4.0 Nuclear binding energy

4.1 Binding energy per nucleon
4.2 Variation of Binding energy per nucleon with mass number
4.3 Nuclear stability

A short range force is known as a strong nuclear force which holds the nucleons tightly against the long range electrostatic force of repulsion among the protons.

Thus, the nucleus is itself a stable entity with an overall negative potential energy.

So, some energy must be supplied to separate all the nucleons.

More stable the nucleus is, the greater energy will be required to break it. This required energy is called the binding energy of the nucleus.

A simple nuclear reaction is given below where $Z$ number of protons binds with $\left( {A - Z} \right)$ number of neutrons having masses $\left( {{m_p}} \right)$ & $\left( {{m_n}} \right)$ respectively to form a nucleus ${}_Z^AX$.

$$Z{m_p} + \left( {A - Z} \right){m_n} \to {M_X} + Energy\left( {\Delta m{c^2}} \right)$$

So, whenever nucleons binds to form a nucleus some of the mass of the reacting species is lost and is converted into energy.

So, the nuclear binding energy holds the nucleons together and hence a stable nucleus is formed.

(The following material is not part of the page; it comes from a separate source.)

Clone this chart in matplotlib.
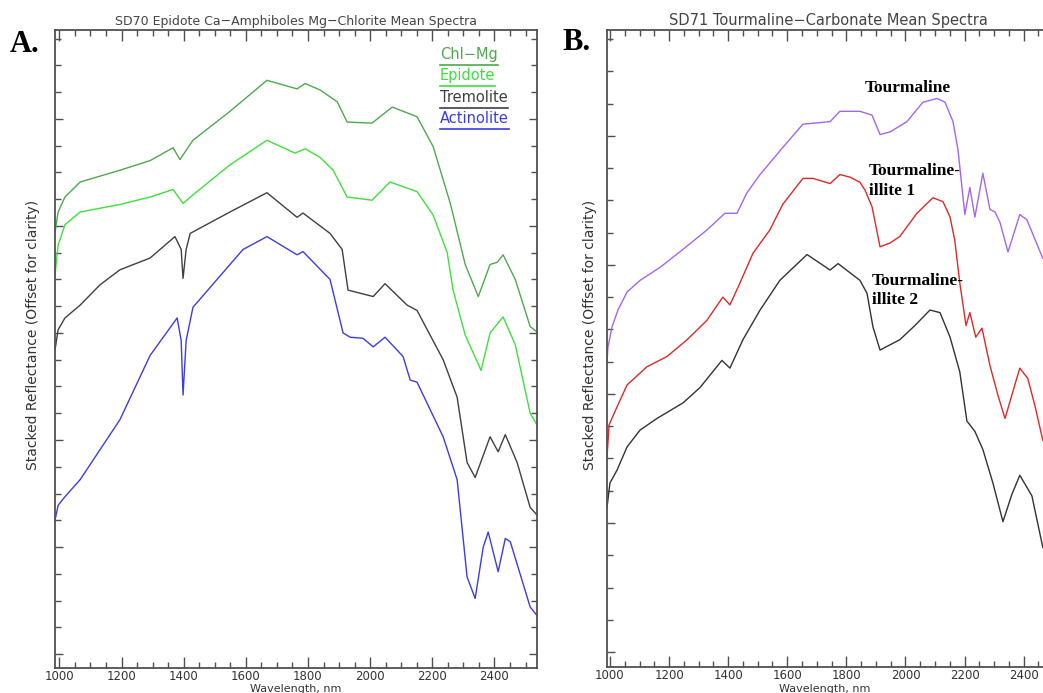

This difference in masses of the independent nucleons and mass of the nucleus is called mass defect(${\Delta m}$) of the nuclear reaction. It can be calculated as

$$\begin{equation} \begin{aligned} {\text{ }}\Delta m = Z{m_p} + \left( {A - Z} \right){m_n} - {M_X} \\ {\text{or }}\Delta m = \left[ {Z{m_p} + \left( {A - Z} \right){m_n}} \right] - \left[ {{M_{atom}} - Z{m_e}} \right] \\\end{aligned} \end{equation} $$

Using Einstein's mass-energy relationship if in a reaction 1 $amu$ mass is converted into energy, energy released

$$\begin{equation} \begin{aligned} \quad \quad \quad \;\Delta E = \Delta m{c^2} = \left( {1.656 \times {{10}^{ - 27}}{\text{ Kg}}} \right){\left( {3 \times {{10}^8}{\text{ m/s}}} \right)^2} \\ \quad \quad \quad \quad \quad \quad \quad \quad \quad = \frac{{\left( {1.656 \times {{10}^{ - 27}}{\text{ Kg}}} \right){{\left( {3 \times {{10}^8}{\text{ m/s}}} \right)}^2}}}{{1.60 \times {{10}^{ - 19}}}}{\text{ ev}} \\ \quad \quad \quad \quad \quad \quad \quad \quad \quad = 931.5 \times {10^6}{\text{ ev}} \\ \quad \quad \quad \quad \quad \quad \quad \quad \quad = 931.5{\text{ Mev}} \\ \quad \quad \quad {\text{or }}1{\text{ amu = }}931.5{\text{ }}\frac{{{\text{Mev}}}}{{{c^2}}} \\\end{aligned} \end{equation} $$